Along with its economy, China’s debt has grown significantly over the past decade as a result of largely uncontrolled credit being doled out to state-owned companies in the wake of the financial crisis. And, while the government has tried to curb overheating in certain key sectors, analysts believe that by doing so, they could then stall growth.
“China has to adjust to less credit-intensive growth and boost private consumption,” the investor mentioned, while adding than to do so, the country may also need to improve its social safety net.
“As long as it keeps growing an average of 5.5% over a five year period, we are not going to see a crisis,” Faergmann concluded.
Exerting Greater Influence
Despite their ailments, the BRICS economies are among the most powerful nations in the world. However, if they wish to transform the group into a relevant powerbroker in the global arena and at the same time compete with their western counterparts, they will need to evolve and attract new members to the bloc while exerting greater influence through targeted global investment. This is exactly where the organisation could grow, with associate members of the bloc – like Indonesia, Mexico and Turkey – vying for a more formal, influential role in the group.
It is also one of the drivers behind the formation of the New Development Bank, formally referred to as the BRICS Bank, a multilateral lender focused on developing and deepening the markets of member states. In the week ahead of this year’s BRICS meeting, the bank announced loan disbursements for USD1.4bn for sustainable projects in China, Russia and India for the year ahead, and it featured prominently in the initiatives touted by Chinese President Xi Jinping during the summit. Whether the bank becomes another forum through which China can exert its lead over the rest of the BRICS, however, remains to be seen.
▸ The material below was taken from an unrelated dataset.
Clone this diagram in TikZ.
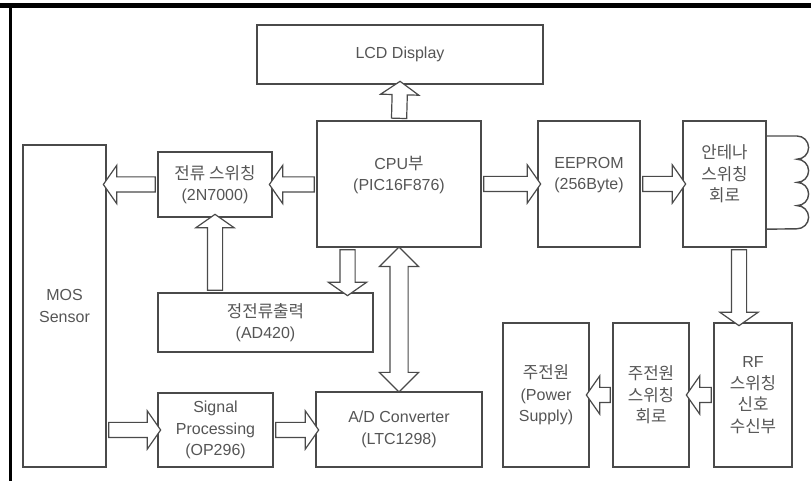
\documentclass[tikz,border=0pt]{standalone}
\usepackage{fontspec}
\setmainfont{Liberation Sans}
\newfontfamily\krfont{Noto Sans CJK KR}[Scale=1.05]
\newcommand\kr[1]{{\krfont #1}}
\usepackage{tikz}
\usetikzlibrary{calc, positioning, shapes.arrows}
\definecolor{boxline}{HTML}{4A4A4A}
\definecolor{boxtext}{HTML}{555555}

% hollow block arrow from #2 to #3
\newcommand\fatarrow[3][sarrow]{%
  \path let \p1=#2, \p2=#3,
    \n1={veclen(\x2-\x1,\y2-\y1)}, \n2={atan2(\y2-\y1,\x2-\x1)}
  in node[#1, minimum height=\n1, rotate=\n2] at ($(\p1)!0.5!(\p2)$) {};}

\begin{document}
\begin{tikzpicture}[x=1pt, y=1pt,
  box/.style={rectangle, draw=boxline, line width=1.4pt, align=center,
              inner sep=0pt, outer sep=0pt,
              font=\fontsize{16}{21.5}\selectfont\color{boxtext}},
  sarrow/.style={single arrow, draw=boxline, fill=white, line width=1.2pt,
                 inner xsep=0pt, inner ysep=7pt, outer sep=0pt,
                 single arrow head extend=11.5pt, single arrow tip angle=110},
  darrow/.style={double arrow, draw=boxline, fill=white, line width=1.2pt,
                 inner xsep=0pt, inner ysep=8.5pt, outer sep=0pt,
                 double arrow head extend=10.5pt, double arrow tip angle=90},
  wire/.style={draw=boxline, line width=1.4pt}
]
  \useasboundingbox (0,0) rectangle (811,481);
  \draw[line width=4.5pt] (0,475.5) -- (811,475.5);
  \draw[line width=3pt] (10,477) -- (10,0);

  \node[box, minimum width=286, minimum height=59] (lcd) at (400,426.5) {LCD Display};
  \node[box, minimum width=164, minimum height=126] (cpu) at (399,297) {CPU\kr{부}\\(PIC16F876)\\\mbox{}};
  \node[box, minimum width=102, minimum height=126] (eeprom) at (589,297) {EEPROM\\(256Byte)\\\mbox{}};
  \node[box, minimum width=83, minimum height=126] (ant) at (724.5,297) {\kr{안테나}\\\kr{스위칭}\\\kr{회로}\\\mbox{}};
  \node[box, minimum width=83, minimum height=322] (mos) at (64.5,175) {MOS\\Sensor};
  \node[box, minimum width=114, minimum height=65] (cur) at (215,296.5) {\kr{전류 스위칭}\\(2N7000)};
  \node[box, minimum width=215, minimum height=59] (ad420) at (265.5,158.5) {\kr{정전류출력}\\(AD420)};
  \node[box, minimum width=115, minimum height=74] (sig) at (215.5,51) {Signal\\Processing\\(OP296)};
  \node[box, minimum width=166, minimum height=75] (adc) at (399,51.5) {A/D Converter\\(LTC1298)};
  \node[box, minimum width=86, minimum height=144] (psu) at (546,86) {\kr{주전원}\\(Power\\Supply)};
  \node[box, minimum width=76, minimum height=144] (psw) at (651,86) {\kr{주전원}\\\kr{스위칭}\\\kr{회로}};
  \node[box, minimum width=78, minimum height=144] (rf) at (753,86) {RF\\\kr{스위칭}\\\kr{신호}\\\kr{수신부}};

  % antenna coil
  \coordinate (coiltop) at ($(ant.north east)+(0,-15)$);
  \coordinate (coilbot) at ($(ant.south east)+(0,17.8)$);
  \draw[wire] (coiltop) -- ++(31,0)
    arc[start angle=90, end angle=-90, radius=11.6]
    arc[start angle=90, end angle=-90, radius=11.6]
    arc[start angle=90, end angle=-90, radius=11.6]
    arc[start angle=90, end angle=-90, radius=11.6] -- (coilbot);

  \coordinate (cpuout) at ($(cpu.south west)+(30.5,0)$);
  \coordinate (rfin) at ($(rf.north west)+(25,0)$);

  \fatarrow{(cpu.north)}{(lcd.south)}
  \fatarrow{(cpu.west |- cur.east)}{(cur.east)}
  \fatarrow{(cur.west)}{(mos.east |- cur.west)}
  \fatarrow{(ad420.north -| cur.south)}{(cur.south)}
  \fatarrow{(cpuout)}{(cpuout |- ad420.north)}
  \fatarrow[darrow]{(cpu.south)}{(adc.north)}
  \fatarrow{(mos.east |- sig.west)}{(sig.west)}
  \fatarrow{(sig.east)}{(adc.west |- sig.east)}
  \fatarrow{(cpu.east)}{(eeprom.west)}
  \fatarrow{(eeprom.east)}{(ant.west)}
  \fatarrow{(rfin |- ant.south)}{(rfin)}
  \fatarrow{(rf.west)}{(psw.east)}
  \fatarrow{(psw.west)}{(psu.east)}
\end{tikzpicture}
\end{document}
“We have launched the African Regional Centre of the New Development Bank (NDB), decided to set up the BRICS Model E-Port Network and reached extensive agreement on taxation, e-commerce, local currency bond, public-private partnership, and the network of financial institutions and services. Our practical cooperation has become more institutionalized and substantive, and delivered more tangible results,” Jinping said during his opening remarks, adding that the country will contribute another USD4mn to the NDB Project Preparation Facility to support its business operations.